Seulement, pour pouvoir se représenter ainsi le totémisme, il faut modifier, sur un point essentiel, la notion qu’on s’en est longtemps faite. Jusqu’aux découvertes de ces dernières années, on le faisait consister tout entier dans le culte d’un totem particulier et on le définissait la religion du clan. De ce point de vue, il paraissait y avoir, dans une même tribu, autant de religions totémiques, indépendantes les unes des autres, qu’il s’y trouve de clans différents. Cette conception était, d’ailleurs, en harmonie avec l’idée qu’on se fait couramment du clan : on y voit, en effet, une société autonome[1], plus ou moins fermée aux sociétés similaires ou n’ayant avec ces dernières que des relations extérieures et superficielles. Mais la réalité est plus complexe.
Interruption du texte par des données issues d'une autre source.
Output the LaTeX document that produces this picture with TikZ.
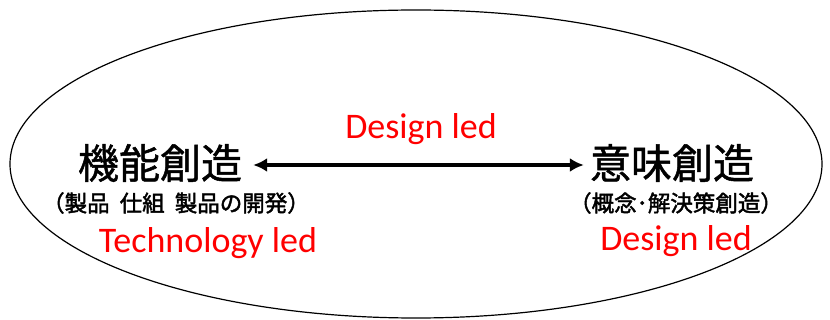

Sans doute, le culte de chaque totem a son foyer dans le clan correspondant ; c’est là et là seulement qu’il est célébré ; ce sont les membres du clan qui en ont la charge ; c’est par eux qu’il se transmet d’une génération à l’autre, ainsi que les croyances qui en sont la base. Mais d’un autre côté, les différents cultes totémiques qui sont ainsi pratiqués à l’intérieur d’une même tribu ne se développent pas parallèlement et en s’ignorant les uns les autres, comme si chacun d’eux constituait une religion complète et qui se suffit à elle-même. Au contraire, ils s’impliquent mutuellement ; ils ne sont que les parties d’un même tout, les éléments d’une même religion. Les hommes d’un clan ne considèrent nullement les croyances des dans voisins avec l’indifférence, le scepticisme ou l’hostilité qu’inspire ordinairement une

  1. C’est ainsi que, très souvent, le clan a été confondu avec la tribu. Cette confusion, qui jette fréquemment du trouble sur les descriptions des ethnographes, a été notamment commise par Curr (I, p. 61 et suiv.).